- **DATA EXTRACT**
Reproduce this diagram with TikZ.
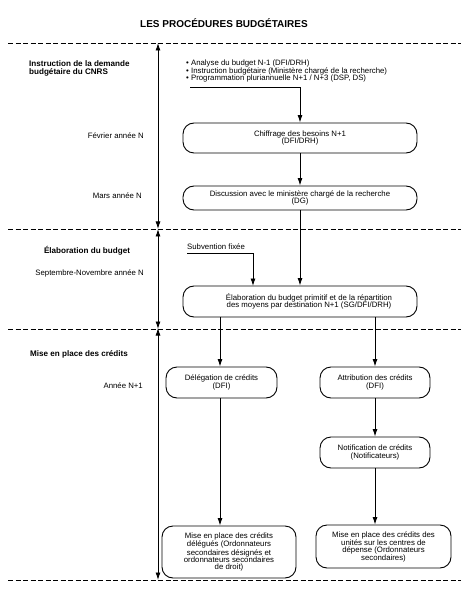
\documentclass[tikz,border=0pt]{standalone}
\usepackage{fontspec}
\setmainfont{Liberation Sans}
\usetikzlibrary{arrows.meta,calc}
\begin{document}
\begin{tikzpicture}[x=1pt,y=-1pt,
  txt/.style={font=\fontsize{7.8}{7.3}\selectfont, inner sep=0pt, align=center},
  lbl/.style={font=\fontsize{7.8}{7.3}\selectfont, inner sep=0pt},
  blbl/.style={font=\bfseries\fontsize{8.1}{8.8}\selectfont, inner sep=0pt, align=left},
  box/.style={draw, line width=0.9pt, rounded corners=11pt, txt},
  tip/.tip={Latex[length=7.5pt,width=5pt]},
  arr/.style={line width=0.9pt, -tip},
  tl/.style={line width=0.9pt, tip-tip},
  sepline/.style={line width=0.9pt, dash pattern=on 5pt off 2.5pt}
]
\fill[white] (0,0) rectangle (469,593);
\useasboundingbox (0,0) rectangle (469,593);

% title
\node[font=\bfseries\fontsize{10}{12}\selectfont, inner sep=0pt] (title) at (224,23) {LES PROCÉDURES BUDGÉTAIRES};

% separators
\foreach \n/\y in {s1/43, s2/229, s3/329, s4/580}{
  \coordinate (\n l) at (8,\y);
  \coordinate (\n r) at (461,\y);
  \coordinate (\n t) at (158,\y);
  \draw[sepline] (\n l) -- (\n r);
}
% timeline arrows
\draw[tl] (s1t) -- (s2t);
\draw[tl] (s2t) -- (s3t);
\draw[tl] ([yshift=1pt]s3t) -- (s4t);

% left labels
\node[blbl, anchor=west] (lab1) at (29,68.5) {Instruction de la demande\\budgétaire du CNRS};
\node[lbl, anchor=east] (fev) at (144,136) {Février année N};
\node[lbl, anchor=east] (mars) at (142,196) {Mars année N};
\node[blbl] (lab2) at (87,251) {Élaboration du budget};
\node[lbl, anchor=east] (sept) at (144,273) {Septembre-Novembre année N};
\node[blbl] (lab3) at (79,354) {Mise en place des crédits};
\node[lbl, anchor=east] (annee) at (143,386) {Année N+1};

% bullets
\node[txt, align=left, anchor=west] (bul) at (186,71) {• Analyse du budget N-1 (DFI/DRH)\\• Instruction budgétaire (Ministère chargé de la recherche)\\• Programmation pluriannuelle N+1 / N+3 (DSP, DS)};
\coordinate (b1) at (190,87);

% boxes
\node[box, minimum width=234pt, minimum height=30pt] (chif) at (300,138) {Chiffrage des besoins N+1\\(DFI/DRH)};
\node[box, minimum width=234pt, minimum height=24pt] (disc) at (300,198) {Discussion avec le ministère chargé de la recherche\\(DG)};
\node[box, minimum width=234pt, minimum height=31pt] (elab) at (300,301.5) {\hspace*{18pt}Élaboration du budget primitif et de la répartition\\\hspace*{18pt}des moyens par destination N+1 (SG/DFI/DRH)};
\node[box, minimum width=111pt, minimum height=31pt] (deleg) at (221.5,382.5) {Délégation de crédits\\(DFI)};
\node[box, minimum width=110pt, minimum height=31pt] (attr) at (375,382.5) {Attribution des crédits\\(DFI)};
\node[box, minimum width=110pt, minimum height=31pt] (notif) at (375,452.5) {Notification de crédits\\(Notificateurs)};
\node[box, minimum width=134pt, minimum height=52pt] (misel) at (229,552) {Mise en place des crédits\\délégués (Ordonnateurs\\secondaires désignés et\\ordonnateurs secondaires\\de droit)};
\node[box, minimum width=135pt, minimum height=43pt] (miser) at (383.5,546.5) {Mise en place des crédits des\\unités sur les centres de\\dépense (Ordonnateurs\\secondaires)};

% subvention
\node[lbl, anchor=west] (subv) at (187,247) {Subvention fixée};
\coordinate (sv1) at (187,253);
\coordinate (sv2) at (253,286);

% connectors
\draw[arr] (b1) -| (chif.north);
\draw[arr] (chif) -- (disc);
\draw[arr] (disc) -- (elab);
\draw[arr] (sv1) -| (sv2);
\draw[arr] (elab.south -| 220,0) -- (220,0 |- deleg.north);
\draw[arr] (elab.south -| attr.north) -- (attr.north);
\draw[arr] (attr) -- (notif);
\draw[arr] (220,0 |- deleg.south) -- (220,0 |- misel.north);
\draw[arr] (notif.south) -- (notif.south |- miser.north);
\end{tikzpicture}
\end{document}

- **TASK STATEMENT**
Reproduce the data verbatim. Do not carry any picture into the copy.

- **THE COMPLETED TASK**
Reproduce this diagram with TikZ.
\documentclass[tikz,border=0pt]{standalone}
\usepackage{fontspec}
\setmainfont{Liberation Sans}
\usetikzlibrary{arrows.meta,calc}
\begin{document}
\begin{tikzpicture}[x=1pt,y=-1pt,
  txt/.style={font=\fontsize{7.8}{7.3}\selectfont, inner sep=0pt, align=center},
  lbl/.style={font=\fontsize{7.8}{7.3}\selectfont, inner sep=0pt},
  blbl/.style={font=\bfseries\fontsize{8.1}{8.8}\selectfont, inner sep=0pt, align=left},
  box/.style={draw, line width=0.9pt, rounded corners=11pt, txt},
  tip/.tip={Latex[length=7.5pt,width=5pt]},
  arr/.style={line width=0.9pt, -tip},
  tl/.style={line width=0.9pt, tip-tip},
  sepline/.style={line width=0.9pt, dash pattern=on 5pt off 2.5pt}
]
\fill[white] (0,0) rectangle (469,593);
\useasboundingbox (0,0) rectangle (469,593);

% title
\node[font=\bfseries\fontsize{10}{12}\selectfont, inner sep=0pt] (title) at (224,23) {LES PROCÉDURES BUDGÉTAIRES};

% separators
\foreach \n/\y in {s1/43, s2/229, s3/329, s4/580}{
  \coordinate (\n l) at (8,\y);
  \coordinate (\n r) at (461,\y);
  \coordinate (\n t) at (158,\y);
  \draw[sepline] (\n l) -- (\n r);
}
% timeline arrows
\draw[tl] (s1t) -- (s2t);
\draw[tl] (s2t) -- (s3t);
\draw[tl] ([yshift=1pt]s3t) -- (s4t);

% left labels
\node[blbl, anchor=west] (lab1) at (29,68.5) {Instruction de la demande\\budgétaire du CNRS};
\node[lbl, anchor=east] (fev) at (144,136) {Février année N};
\node[lbl, anchor=east] (mars) at (142,196) {Mars année N};
\node[blbl] (lab2) at (87,251) {Élaboration du budget};
\node[lbl, anchor=east] (sept) at (144,273) {Septembre-Novembre année N};
\node[blbl] (lab3) at (79,354) {Mise en place des crédits};
\node[lbl, anchor=east] (annee) at (143,386) {Année N+1};

% bullets
\node[txt, align=left, anchor=west] (bul) at (186,71) {• Analyse du budget N-1 (DFI/DRH)\\• Instruction budgétaire (Ministère chargé de la recherche)\\• Programmation pluriannuelle N+1 / N+3 (DSP, DS)};
\coordinate (b1) at (190,87);

% boxes
\node[box, minimum width=234pt, minimum height=30pt] (chif) at (300,138) {Chiffrage des besoins N+1\\(DFI/DRH)};
\node[box, minimum width=234pt, minimum height=24pt] (disc) at (300,198) {Discussion avec le ministère chargé de la recherche\\(DG)};
\node[box, minimum width=234pt, minimum height=31pt] (elab) at (300,301.5) {\hspace*{18pt}Élaboration du budget primitif et de la répartition\\\hspace*{18pt}des moyens par destination N+1 (SG/DFI/DRH)};
\node[box, minimum width=111pt, minimum height=31pt] (deleg) at (221.5,382.5) {Délégation de crédits\\(DFI)};
\node[box, minimum width=110pt, minimum height=31pt] (attr) at (375,382.5) {Attribution des crédits\\(DFI)};
\node[box, minimum width=110pt, minimum height=31pt] (notif) at (375,452.5) {Notification de crédits\\(Notificateurs)};
\node[box, minimum width=134pt, minimum height=52pt] (misel) at (229,552) {Mise en place des crédits\\délégués (Ordonnateurs\\secondaires désignés et\\ordonnateurs secondaires\\de droit)};
\node[box, minimum width=135pt, minimum height=43pt] (miser) at (383.5,546.5) {Mise en place des crédits des\\unités sur les centres de\\dépense (Ordonnateurs\\secondaires)};

% subvention
\node[lbl, anchor=west] (subv) at (187,247) {Subvention fixée};
\coordinate (sv1) at (187,253);
\coordinate (sv2) at (253,286);

% connectors
\draw[arr] (b1) -| (chif.north);
\draw[arr] (chif) -- (disc);
\draw[arr] (disc) -- (elab);
\draw[arr] (sv1) -| (sv2);
\draw[arr] (elab.south -| 220,0) -- (220,0 |- deleg.north);
\draw[arr] (elab.south -| attr.north) -- (attr.north);
\draw[arr] (attr) -- (notif);
\draw[arr] (220,0 |- deleg.south) -- (220,0 |- misel.north);
\draw[arr] (notif.south) -- (notif.south |- miser.north);
\end{tikzpicture}
\end{document}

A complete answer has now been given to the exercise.